Washington Mutual CEO's pay cut on mortgage losses
SAN FRANCISCO, March 14 (Reuters) - Washington Mutual Inc WM.N cut the value of Chief Executive Kerry Killinger's 2007 pay package by nearly two-thirds after the lender suffered heavy losses from the mortgage crisis and its stock sank 70 percent, according to a regulatory filing on Friday.
Washington Mutual, the largest U.S. savings and loan, reduced Killinger's total compensation by 63 percent to $5.25 million from $14.2 million in 2006, according to the company's shareholder proxy statement filed on Friday with the U.S. Securities and Exchange Commission.

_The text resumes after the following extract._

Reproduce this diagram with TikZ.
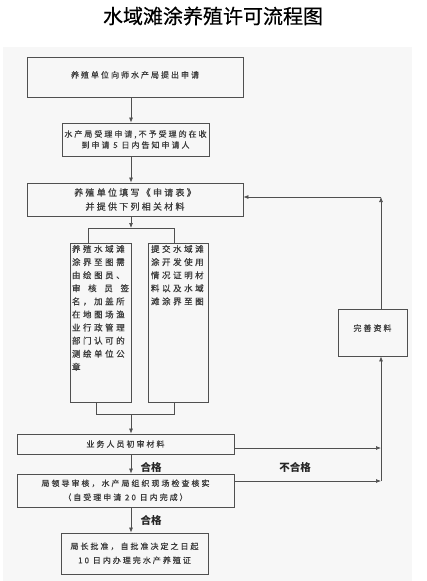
\documentclass[tikz,border=0pt]{standalone}
\usepackage{fontspec}
\newfontfamily\cjk[LetterSpace=25,FakeBold=0.6]{Noto Sans CJK SC}
\newfontfamily\cjkw[LetterSpace=30,FakeBold=0.6]{Noto Sans CJK SC}
\newfontfamily\cjkt[FakeBold=0.5]{Noto Sans CJK SC}
\newfontfamily\cjkl{Noto Sans CJK SC}
\usetikzlibrary{arrows.meta,calc}
\definecolor{linec}{HTML}{505050}
\definecolor{txtc}{HTML}{3A3A3A}
\definecolor{bgc}{HTML}{F7F7F7}
\begin{document}
\begin{tikzpicture}[x=1pt,y=-1pt,
  box/.style={draw=linec, line width=0.8pt, inner sep=0pt, align=center, text=txtc,
              font=\cjk\fontsize{8}{11}\selectfont},
  conn/.style={draw=linec, line width=0.7pt},
  arr/.style={conn, -{Latex[length=5pt,width=4pt]}},
  lbl/.style={font=\cjkl\bfseries\fontsize{10.5}{12}\selectfont, text=black!85, inner sep=0pt}]
\useasboundingbox (0,0) rectangle (426,581);
\fill[bgc] (3,47) rectangle (412,581);

\node[font=\cjkt\fontsize{20}{24}\selectfont, text=black] (title) at (213,16) {水域滩涂养殖许可流程图};

\node[box, minimum width=216pt, minimum height=40pt] (b1) at (135,77)
  {\raisebox{5pt}{养殖单位向师水产局提出申请}};
\node[box, minimum width=147pt, minimum height=33pt] (b2) at (135.5,139.5)
  {水产局受理申请,不予受理的在收\\到申请 5 日内告知申请人};
\node[box, minimum width=216pt, minimum height=33pt, font=\cjk\fontsize{9}{14}\selectfont] (b3) at (135,199.5)
  {养殖单位填写《申请表》\\并提供下列相关材料};
\node[box, font=\cjkw\fontsize{8.5}{13.1}\selectfont] (b4) at (100.5,322.5)
  {\parbox[c][159pt][t]{61pt}{\vspace*{2pt}\leftskip=2pt\rightskip=2pt
   养殖水域滩\\涂界至图需\\由绘图员、\\审\hfill 核\hfill 员\hfill 签\\名，加盖所\\在地图场渔\\业行政管理\\部门认可的\\测绘单位公\\章}};
\node[box, font=\cjkw\fontsize{8.5}{13.1}\selectfont] (b5) at (178,322.5)
  {\parbox[c][159pt][t]{60pt}{\vspace*{2pt}\leftskip=3pt\rightskip=1pt
   提交水域滩\\涂开发使用\\情况证明材\\料以及水域\\滩涂界至图}};
\node[box, minimum width=217pt, minimum height=20pt] (b6) at (125.5,444)
  {\raisebox{-2pt}{业务人员初审材料}};
\node[box, minimum width=217pt, minimum height=33pt, font=\cjk\fontsize{8}{14}\selectfont] (b7) at (125.5,490.5)
  {\raisebox{-2pt}{\begin{tabular}{@{}c@{}}局领导审核，水产局组织现场检查核实\\（自受理申请 20 日内完成）\end{tabular}}};
\node[box, minimum width=147pt, minimum height=41pt, font=\cjk\fontsize{8}{14}\selectfont] (b8) at (134.5,553.5)
  {\raisebox{-5pt}{\begin{tabular}{@{}c@{}}局长批准，自批准决定之日起\\10 日内办理完水产养殖证\end{tabular}}};
\node[box, minimum width=69pt, minimum height=47pt] (b9) at (372.5,332.5)
  {\raisebox{9.5pt}{完善资料}};

\node[lbl] (l1) at (151,467) {合格};
\node[lbl] (l2) at (151,520) {合格};
\node[lbl] (l3) at (295,467) {不合格};

\coordinate (ax) at (131,0);
\coordinate (rx) at (381,0);
\coordinate (rc) at (381,197);
\coordinate (tb) at (131,228);
\coordinate (tbl) at (88,228);
\coordinate (tbr) at (174,228);
\coordinate (bb) at (131,414);
\coordinate (bbl) at (96,414);
\coordinate (bbr) at (174,414);

\draw[arr] (b1.south -| ax) -- (b2.north -| ax);
\draw[arr] (b2.south -| ax) -- (b3.north -| ax);
\draw[arr] (b3.south -| ax) -- (tb);
\draw[conn] (b4.north -| tbl) -- (tbl) -- (tbr) -- (b5.north -| tbr);
\draw[conn] (b4.south -| bbl) -- (bbl) -- (bbr) -- (b5.south -| bbr);
\draw[arr] (bb) -- (b6.north -| ax);
\draw[arr] (b6.south -| ax) -- (b7.north -| ax);
\draw[arr] (b7.south -| ax) -- (b8.north -| ax);
\draw[arr] ([yshift=-4pt]b6.east) -- ([yshift=-4pt]b6.east -| rx);
\draw[arr] ([yshift=9.5pt]b7.east) -- ([yshift=9.5pt]b7.east -| rx);
\draw[arr] ([yshift=9.5pt]b7.east -| rx) -- (b9.south -| rx);
\draw[arr] (b9.north -| rx) -- (rc);
\draw[arr] (rc) -- (rc -| b3.east);
\end{tikzpicture}
\end{document}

Killinger's salary remained the same at $1 million last year to maintain the tax deductibility of his full salary, according to the proxy, and he did not accept a bonus.
The value of his company stock awards fell to $669,000 from $2.25 million in part because the company did not fully achieve certain performance criteria. Banks worldwide have written down almost $200 billion of mortgage-related securities amid a wave of foreclosures in the United States.
Killinger, 58, has been the Seattle-based lender's CEO since 1990 and its chairman since 1991.
Washington Mutual also said in the proxy filing that its 2008 bonus plan for senior executives will reflect "credit risk management in light of the dislocation in the housing and credit markets and the related impact on our financial results."
Washington Mutual posted a $67 million annual loss in 2007 as it set aside money for souring home loans amid a worsening mortgage and credit crisis.